The late American journalist Heywood Broun once said that sport doesn’t build character - it reveals it.

Kilkenny v Limerick: When rules weren’t rules – and rightly so?

By Peter O’Dwyer

The late American journalist Heywood Broun once said that sport doesn’t build character - it reveals it.

Watching last weekend’s epic All-Ireland semi-final, it’s hard to agree.

Surely such a momentous occasion achieved both.

As a contest, it had absolutely everything you could ask for; even more than drama and even more than skill, it brimmed with character.

Former Clare manager Tony Considine described it as “pure man-to-man hurling, the game played as it should be… real raw hurling”.

And he was right. It was magnificent.

In that context, it seems churlish to dedicate column inches to quibbling over rules.

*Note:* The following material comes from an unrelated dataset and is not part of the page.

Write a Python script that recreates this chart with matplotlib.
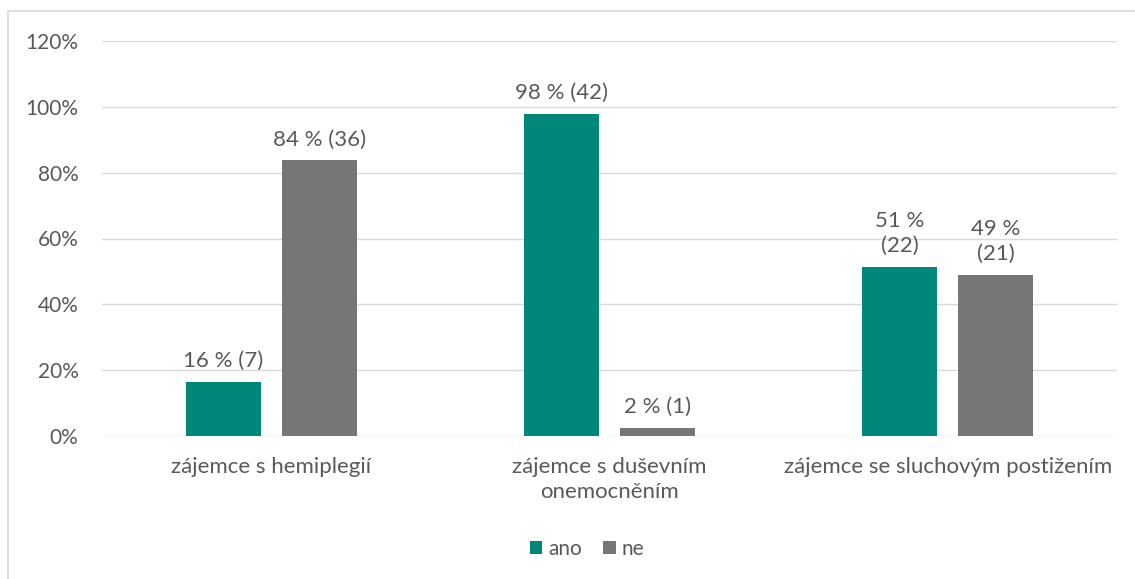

Such was the degree to which questions regarding the laws of the game were raised, it merits discussion though.

To begin with, had a player been sent off the game may very well never have reached the pitch it ultimately arrived at. Much of what made it the thrilling spectacle it was were the hooks, the blocks, the chasing down, the hunting in packs.

When Declan Hannon put Joey Holden on his arse with a thundering shoulder as the rain cascaded down in biblical proportions, not a single Limerick man feared drowning should Croker flood. A rising tide lifts all boats.

When, not long after, the Cats had shot holes in Treaty bows and held their heads under water, their effort was at least the equal of Limerick’s earlier in the game.

Had a man been removed from either side, none of this drama might ever have unfolded.

That said, four should’ve walked. Or more accurately: two and another one, twice.

Pull or take hold an opponent’s helmet? Goodbye Tom Condon. Goodbye JJ Delaney.

Striking an opponent whether intentional or not; whether it injures or not? Goodbye Donal O’Grady; if not the first time, then the second.

It might be harsh, but these things are usually harsh until such time as serious injury is caused. At that stage, it’s usually known as a disgrace.

How any of the above decisions, or lack thereof, can be justified to high priest McEnaney is hard to determine. James McGrath must be plastered to the Westmeath equivalent of the Blarney Stone at present.

But for all that, not a single player complained to any great degree having fallen foul to the above.

It was, as Considine put it, real raw hurling. It was hurling at its best; hurling and its expert practitioners ruling themselves with a kind of quasi-Gaelic omertà.

It was brilliant but someday it might not.

To rule by the book or with common sense is an age-old question. This week it remains as unanswered as ever.